START Data provided
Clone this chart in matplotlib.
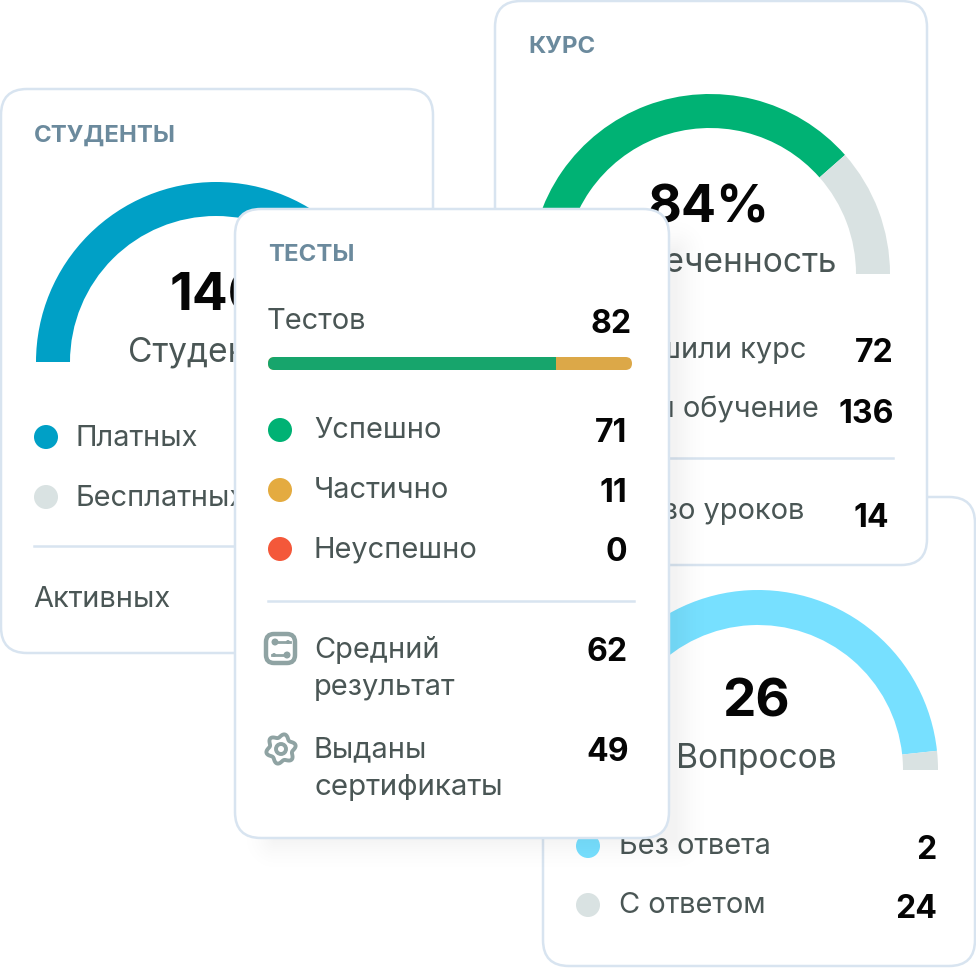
import numpy as np
import matplotlib as mpl
mpl.use('Agg')
import matplotlib.pyplot as plt
from matplotlib.patches import FancyBboxPatch, Wedge, Circle, Polygon, Rectangle

plt.rcParams['font.family'] = ['Inter', 'DejaVu Sans']

# card titles
title_students = 'СТУДЕНТЫ'
title_course = 'КУРС'
title_tests = 'ТЕСТЫ'

# gauges: shares of the half ring, as drawn
students_gauge = [100, 0]
course_gauge = [77, 23]
questions_gauge = [96.6, 3.4]

# rows
students_labels = ['Платных', 'Бесплатных', 'Активных']
course_labels = ['Завершили курс', 'Начали обучение', 'Количество уроков']
course_values = [72, 136, 14]
question_labels = ['Без ответа', 'С ответом']
question_values = [2, 24]
test_labels = ['Успешно', 'Частично', 'Неуспешно']
test_values = [71, 11, 0]
test_colors = ['#00b274', '#e4ab40', '#f4583a']
bar_shares = [79, 21]

W, H = 976, 968
fig = plt.figure(figsize=(W / 100, H / 100), dpi=100)
ax = fig.add_axes([0, 0, 1, 1])
ax.set_xlim(0, W)
ax.set_ylim(H, 0)
ax.axis('off')

EDGE = '#d8e4f0'
TXT = '#4a5655'
HEAD = '#6b8a9d'
GREY = '#d9e2e2'
BLACK = '#050505'


def card(x0, y0, x1, y1, z):
    p = FancyBboxPatch((x0, y0), x1 - x0, y1 - y0, boxstyle='round,pad=0,rounding_size=26',
                       fc='white', ec=EDGE, lw=1.8, zorder=z)
    ax.add_patch(p)


def gauge(cx, cy, r_out, r_in, frac, col, rest, z):
    # y axis is inverted so angles run clockwise from the left side
    split = 180 + 180 * frac
    ax.add_patch(Wedge((cx, cy), r_out, 180, split, width=r_out - r_in, fc=col, ec='none', zorder=z))
    if frac < 1:
        ax.add_patch(Wedge((cx, cy), r_out, split, 360, width=r_out - r_in, fc=rest, ec='none', zorder=z))


def txt(x, y, s, size=29, col=TXT, weight='normal', ha='left', z=2):
    ax.text(x, y + size * 0.1, s, fontsize=size * 0.72, color=col, fontweight=weight,
            ha=ha, va='center', zorder=z)


def dot(x, y, col, z):
    ax.add_patch(Circle((x, y), 12, fc=col, ec='none', zorder=z))


# students card
z = 1
card(1, 89, 433, 653, z)
txt(34, 133, title_students, 24, HEAD, 'bold', z=z)
gauge(216, 362, 180, 146, students_gauge[0] / sum(students_gauge), '#00a0c6', GREY, z)
txt(216, 292, '146', 53, BLACK, 'bold', 'center', z)
txt(215, 349, 'Студентов', 33.5, TXT, ha='center', z=z)
dot(46, 437, '#00a0c6', z)
dot(46, 497, GREY, z)
txt(76, 436, students_labels[0], z=z)
txt(76, 496, students_labels[1], z=z)
ax.plot([34, 400], [546, 546], color=EDGE, lw=1.8, zorder=z)
txt(33, 597, students_labels[2], z=z)

# questions card, under the course card
z = 2
card(543, 497, 975, 966, z)
gauge(758, 770, 180, 145, questions_gauge[0] / sum(questions_gauge), '#77e0ff', GREY, z)
txt(756, 698, str(sum(question_values)), 53, BLACK, 'bold', 'center', z)
txt(756, 756, 'Вопросов', 33.5, TXT, ha='center', z=z)
for lab, val, y, col in zip(question_labels, question_values, [844, 903], ['#77e0ff', GREY]):
    dot(588, y + 2, col, z)
    txt(619, y, lab, z=z)
    txt(937, y + 3, str(val), 32, BLACK, 'bold', 'right', z)

# course card
z = 3
card(495, 1, 927, 565, z)
txt(528, 45, title_course, 24, HEAD, 'bold', z=z)
gauge(710, 274, 180, 146, course_gauge[0] / sum(course_gauge), '#00b274', GREY, z)
txt(709, 204, '84%', 52, BLACK, 'bold', 'center', z)
txt(710, 260, 'Вовлеченность', 33.5, TXT, ha='center', z=z)
for lab, y, xr in zip(course_labels, [348, 407, 509], [806, 819, 804]):
    txt(xr, y, lab, ha='right', z=z)
for val, y, xr in zip(course_values, [350, 411, 515], [894, 894, 889]):
    txt(xr, y, str(val), 32, BLACK, 'bold', 'right', z)
ax.plot([528, 893], [458, 458], color=EDGE, lw=1.8, zorder=z)

# soft shadow of the tests card
yy, xx = np.mgrid[200:900, 220:740]
dx = np.maximum(np.maximum(275 - xx, xx - 675), 0)
dy = np.maximum(np.maximum(250 - yy, yy - 838), 0)
dist = np.hypot(dx, dy)
shade = np.zeros(dist.shape + (4,))
shade[..., 3] = 0.05 * np.clip(1 - dist / 40, 0, 1) ** 2
ax.imshow(shade, extent=(220, 740, 900, 200), aspect='auto', zorder=5, interpolation='bilinear')
ax.set_xlim(0, W)
ax.set_ylim(H, 0)

# tests card goes on top
z = 6
card(235, 209, 669, 838, z)
txt(268, 253, title_tests, 24, HEAD, 'bold', z=z)
txt(267, 319, 'Тестов', z=z)
txt(632, 321, str(sum(test_values)), 32, BLACK, 'bold', 'right', z)

# progress bar, square where the two colours meet
bar_w = 364
split_x = bar_w * bar_shares[0] / sum(bar_shares)
bar = FancyBboxPatch((268, 357), bar_w, 13, boxstyle='round,pad=0,rounding_size=6.5',
                     fc='#dca848', ec='none', zorder=z)
ax.add_patch(bar)
green = Rectangle((268, 357), split_x, 13, fc='#17a56c', ec='none', zorder=z)
ax.add_patch(green)
green.set_clip_path(bar)

for lab, val, col, y in zip(test_labels, test_values, test_colors, [428, 488, 547]):
    dot(280, y + 2, col, z)
    txt(314, y, lab, z=z)
    txt(627, y + 2, str(val), 32, BLACK, 'bold', 'right', z)
ax.plot([268, 634], [601, 601], color=EDGE, lw=1.8, zorder=z)

txt(314, 647, 'Средний', z=z)
txt(314, 685, 'результат', z=z)
txt(628, 649, '62', 32, BLACK, 'bold', 'right', z)
txt(314, 747, 'Выданы', z=z)
txt(315, 785, 'сертификаты', 29.5, z=z)
txt(629, 749, '49', 32, BLACK, 'bold', 'right', z)

# icons
ICON = '#8fa3a3'
ax.add_patch(FancyBboxPatch((266, 634), 29, 29, boxstyle='round,pad=0,rounding_size=8',
                            fc='none', ec=ICON, lw=3.2, zorder=z))
ax.plot([274, 290], [642, 642], color=ICON, lw=2, zorder=z)
ax.plot([272, 288], [655, 655], color=ICON, lw=2, zorder=z)
ax.add_patch(Circle((275, 642), 3.5, fc=ICON, ec='none', zorder=z))
ax.add_patch(Circle((288, 642), 2, fc=ICON, ec='none', zorder=z))
ax.add_patch(Circle((287, 655), 3.5, fc=ICON, ec='none', zorder=z))
ax.add_patch(Circle((274, 655), 2, fc=ICON, ec='none', zorder=z))

theta = np.linspace(0, 2 * np.pi, 180, endpoint=False)
rad = 13.2 + 1.8 * np.cos(6 * theta + np.pi / 2)
gear = np.column_stack([281 + rad * np.cos(theta), 749 + rad * np.sin(theta)])
ax.add_patch(Polygon(gear, closed=True, fc='none', ec=ICON, lw=2.8, zorder=z))
ax.add_patch(Circle((281, 749), 5, fc='none', ec=ICON, lw=2.8, zorder=z))

fig.savefig('out.png', dpi=100, facecolor='white')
END Data provided
Give all the lines above again, character for character, without pictures.

Output below.
Clone this chart in matplotlib.
import numpy as np
import matplotlib as mpl
mpl.use('Agg')
import matplotlib.pyplot as plt
from matplotlib.patches import FancyBboxPatch, Wedge, Circle, Polygon, Rectangle

plt.rcParams['font.family'] = ['Inter', 'DejaVu Sans']

# card titles
title_students = 'СТУДЕНТЫ'
title_course = 'КУРС'
title_tests = 'ТЕСТЫ'

# gauges: shares of the half ring, as drawn
students_gauge = [100, 0]
course_gauge = [77, 23]
questions_gauge = [96.6, 3.4]

# rows
students_labels = ['Платных', 'Бесплатных', 'Активных']
course_labels = ['Завершили курс', 'Начали обучение', 'Количество уроков']
course_values = [72, 136, 14]
question_labels = ['Без ответа', 'С ответом']
question_values = [2, 24]
test_labels = ['Успешно', 'Частично', 'Неуспешно']
test_values = [71, 11, 0]
test_colors = ['#00b274', '#e4ab40', '#f4583a']
bar_shares = [79, 21]

W, H = 976, 968
fig = plt.figure(figsize=(W / 100, H / 100), dpi=100)
ax = fig.add_axes([0, 0, 1, 1])
ax.set_xlim(0, W)
ax.set_ylim(H, 0)
ax.axis('off')

EDGE = '#d8e4f0'
TXT = '#4a5655'
HEAD = '#6b8a9d'
GREY = '#d9e2e2'
BLACK = '#050505'


def card(x0, y0, x1, y1, z):
    p = FancyBboxPatch((x0, y0), x1 - x0, y1 - y0, boxstyle='round,pad=0,rounding_size=26',
                       fc='white', ec=EDGE, lw=1.8, zorder=z)
    ax.add_patch(p)


def gauge(cx, cy, r_out, r_in, frac, col, rest, z):
    # y axis is inverted so angles run clockwise from the left side
    split = 180 + 180 * frac
    ax.add_patch(Wedge((cx, cy), r_out, 180, split, width=r_out - r_in, fc=col, ec='none', zorder=z))
    if frac < 1:
        ax.add_patch(Wedge((cx, cy), r_out, split, 360, width=r_out - r_in, fc=rest, ec='none', zorder=z))


def txt(x, y, s, size=29, col=TXT, weight='normal', ha='left', z=2):
    ax.text(x, y + size * 0.1, s, fontsize=size * 0.72, color=col, fontweight=weight,
            ha=ha, va='center', zorder=z)


def dot(x, y, col, z):
    ax.add_patch(Circle((x, y), 12, fc=col, ec='none', zorder=z))


# students card
z = 1
card(1, 89, 433, 653, z)
txt(34, 133, title_students, 24, HEAD, 'bold', z=z)
gauge(216, 362, 180, 146, students_gauge[0] / sum(students_gauge), '#00a0c6', GREY, z)
txt(216, 292, '146', 53, BLACK, 'bold', 'center', z)
txt(215, 349, 'Студентов', 33.5, TXT, ha='center', z=z)
dot(46, 437, '#00a0c6', z)
dot(46, 497, GREY, z)
txt(76, 436, students_labels[0], z=z)
txt(76, 496, students_labels[1], z=z)
ax.plot([34, 400], [546, 546], color=EDGE, lw=1.8, zorder=z)
txt(33, 597, students_labels[2], z=z)

# questions card, under the course card
z = 2
card(543, 497, 975, 966, z)
gauge(758, 770, 180, 145, questions_gauge[0] / sum(questions_gauge), '#77e0ff', GREY, z)
txt(756, 698, str(sum(question_values)), 53, BLACK, 'bold', 'center', z)
txt(756, 756, 'Вопросов', 33.5, TXT, ha='center', z=z)
for lab, val, y, col in zip(question_labels, question_values, [844, 903], ['#77e0ff', GREY]):
    dot(588, y + 2, col, z)
    txt(619, y, lab, z=z)
    txt(937, y + 3, str(val), 32, BLACK, 'bold', 'right', z)

# course card
z = 3
card(495, 1, 927, 565, z)
txt(528, 45, title_course, 24, HEAD, 'bold', z=z)
gauge(710, 274, 180, 146, course_gauge[0] / sum(course_gauge), '#00b274', GREY, z)
txt(709, 204, '84%', 52, BLACK, 'bold', 'center', z)
txt(710, 260, 'Вовлеченность', 33.5, TXT, ha='center', z=z)
for lab, y, xr in zip(course_labels, [348, 407, 509], [806, 819, 804]):
    txt(xr, y, lab, ha='right', z=z)
for val, y, xr in zip(course_values, [350, 411, 515], [894, 894, 889]):
    txt(xr, y, str(val), 32, BLACK, 'bold', 'right', z)
ax.plot([528, 893], [458, 458], color=EDGE, lw=1.8, zorder=z)

# soft shadow of the tests card
yy, xx = np.mgrid[200:900, 220:740]
dx = np.maximum(np.maximum(275 - xx, xx - 675), 0)
dy = np.maximum(np.maximum(250 - yy, yy - 838), 0)
dist = np.hypot(dx, dy)
shade = np.zeros(dist.shape + (4,))
shade[..., 3] = 0.05 * np.clip(1 - dist / 40, 0, 1) ** 2
ax.imshow(shade, extent=(220, 740, 900, 200), aspect='auto', zorder=5, interpolation='bilinear')
ax.set_xlim(0, W)
ax.set_ylim(H, 0)

# tests card goes on top
z = 6
card(235, 209, 669, 838, z)
txt(268, 253, title_tests, 24, HEAD, 'bold', z=z)
txt(267, 319, 'Тестов', z=z)
txt(632, 321, str(sum(test_values)), 32, BLACK, 'bold', 'right', z)

# progress bar, square where the two colours meet
bar_w = 364
split_x = bar_w * bar_shares[0] / sum(bar_shares)
bar = FancyBboxPatch((268, 357), bar_w, 13, boxstyle='round,pad=0,rounding_size=6.5',
                     fc='#dca848', ec='none', zorder=z)
ax.add_patch(bar)
green = Rectangle((268, 357), split_x, 13, fc='#17a56c', ec='none', zorder=z)
ax.add_patch(green)
green.set_clip_path(bar)

for lab, val, col, y in zip(test_labels, test_values, test_colors, [428, 488, 547]):
    dot(280, y + 2, col, z)
    txt(314, y, lab, z=z)
    txt(627, y + 2, str(val), 32, BLACK, 'bold', 'right', z)
ax.plot([268, 634], [601, 601], color=EDGE, lw=1.8, zorder=z)

txt(314, 647, 'Средний', z=z)
txt(314, 685, 'результат', z=z)
txt(628, 649, '62', 32, BLACK, 'bold', 'right', z)
txt(314, 747, 'Выданы', z=z)
txt(315, 785, 'сертификаты', 29.5, z=z)
txt(629, 749, '49', 32, BLACK, 'bold', 'right', z)

# icons
ICON = '#8fa3a3'
ax.add_patch(FancyBboxPatch((266, 634), 29, 29, boxstyle='round,pad=0,rounding_size=8',
                            fc='none', ec=ICON, lw=3.2, zorder=z))
ax.plot([274, 290], [642, 642], color=ICON, lw=2, zorder=z)
ax.plot([272, 288], [655, 655], color=ICON, lw=2, zorder=z)
ax.add_patch(Circle((275, 642), 3.5, fc=ICON, ec='none', zorder=z))
ax.add_patch(Circle((288, 642), 2, fc=ICON, ec='none', zorder=z))
ax.add_patch(Circle((287, 655), 3.5, fc=ICON, ec='none', zorder=z))
ax.add_patch(Circle((274, 655), 2, fc=ICON, ec='none', zorder=z))

theta = np.linspace(0, 2 * np.pi, 180, endpoint=False)
rad = 13.2 + 1.8 * np.cos(6 * theta + np.pi / 2)
gear = np.column_stack([281 + rad * np.cos(theta), 749 + rad * np.sin(theta)])
ax.add_patch(Polygon(gear, closed=True, fc='none', ec=ICON, lw=2.8, zorder=z))
ax.add_patch(Circle((281, 749), 5, fc='none', ec=ICON, lw=2.8, zorder=z))

fig.savefig('out.png', dpi=100, facecolor='white')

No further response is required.